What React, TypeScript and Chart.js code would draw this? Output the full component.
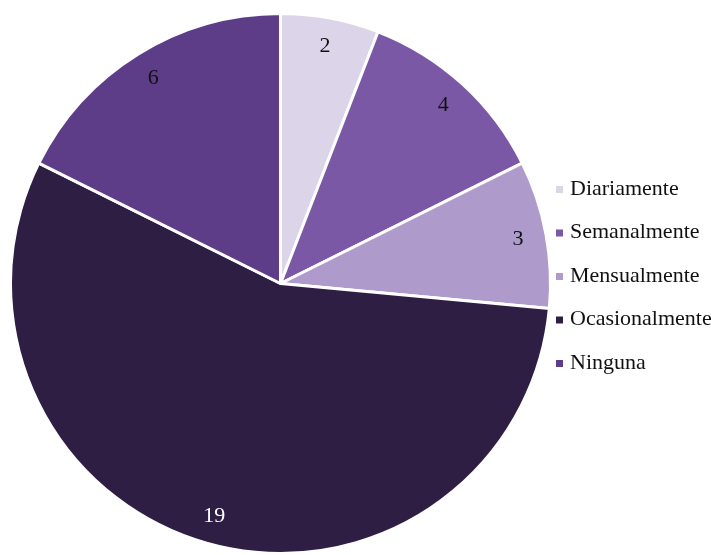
import React, { useEffect, useRef } from "react";
import { Chart, registerables } from "chart.js";

Chart.register(...registerables);

const categories = ["Diariamente", "Semanalmente", "Mensualmente", "Ocasionalmente", "Ninguna"];
const values = [2, 4, 3, 19, 6];
const colors = ["#DCD4E8", "#7A58A6", "#AE9ACB", "#2F1E44", "#5E3D88"];
const labelColors = ["#111111", "#111111", "#111111", "#ffffff", "#111111"];

const FONT = '"Liberation Serif", "Times New Roman", serif';

const labelsPlugin = {
  id: "sliceLabels",
  afterDatasetsDraw(chart: any) {
    const ctx = chart.ctx;
    const meta = chart.getDatasetMeta(0);
    ctx.save();
    ctx.font = `22px ${FONT}`;
    ctx.textAlign = "center";
    ctx.textBaseline = "middle";
    meta.data.forEach((arc: any, i: number) => {
      const { x, y, startAngle, endAngle, outerRadius } = arc.getProps(
        ["x", "y", "startAngle", "endAngle", "outerRadius"],
        true
      );
      const mid = (startAngle + endAngle) / 2;
      const r = outerRadius * 0.895;
      ctx.fillStyle = labelColors[i];
      ctx.fillText(String(values[i]), x + Math.cos(mid) * r, y + Math.sin(mid) * r);
    });
    ctx.restore();
  },
};

const legendPlugin = {
  id: "customLegend",
  afterDraw(chart: any) {
    const ctx = chart.ctx;
    ctx.save();
    ctx.font = `22px ${FONT}`;
    ctx.textBaseline = "middle";
    ctx.textAlign = "left";
    const x0 = 556;
    const y0 = 189;
    const step = 43.5;
    categories.forEach((c, i) => {
      const y = y0 + i * step;
      ctx.fillStyle = colors[i];
      ctx.fillRect(x0, y - 3, 7, 7);
      ctx.fillStyle = "#111111";
      ctx.fillText(c, x0 + 14, y);
    });
    ctx.restore();
  },
};

export default function App() {
  const ref = useRef<HTMLCanvasElement | null>(null);
  useEffect(() => {
    if (!ref.current) return;
    const chart = new Chart(ref.current, {
      type: "pie",
      data: {
        labels: categories,
        datasets: [
          {
            data: values,
            backgroundColor: colors,
            borderColor: "#ffffff",
            borderWidth: 3,
          },
        ],
      },
      options: {
        animation: false,
        responsive: false,
        maintainAspectRatio: false,
        layout: { padding: { left: 9, top: 12, right: 159, bottom: 0 } },
        plugins: {
          legend: { display: false },
          tooltip: { enabled: false },
        },
      },
      plugins: [labelsPlugin, legendPlugin],
    });
    return () => chart.destroy();
  }, []);
  return (
    <div style={{ position: "fixed", left: 0, top: 0, width: 711, height: 555, background: "#fff" }}>
      <canvas ref={ref} width={711} height={555} style={{ width: 711, height: 555 }} />
    </div>
  );
}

☆ ☆ ☆

WRITTEN REQUEST.
Pick out, from the lines above, every one that contains the string "React".

WORKED ANSWER.
What React, TypeScript and Chart.js code would draw this? Output the full component.
import React, { useEffect, useRef } from "react";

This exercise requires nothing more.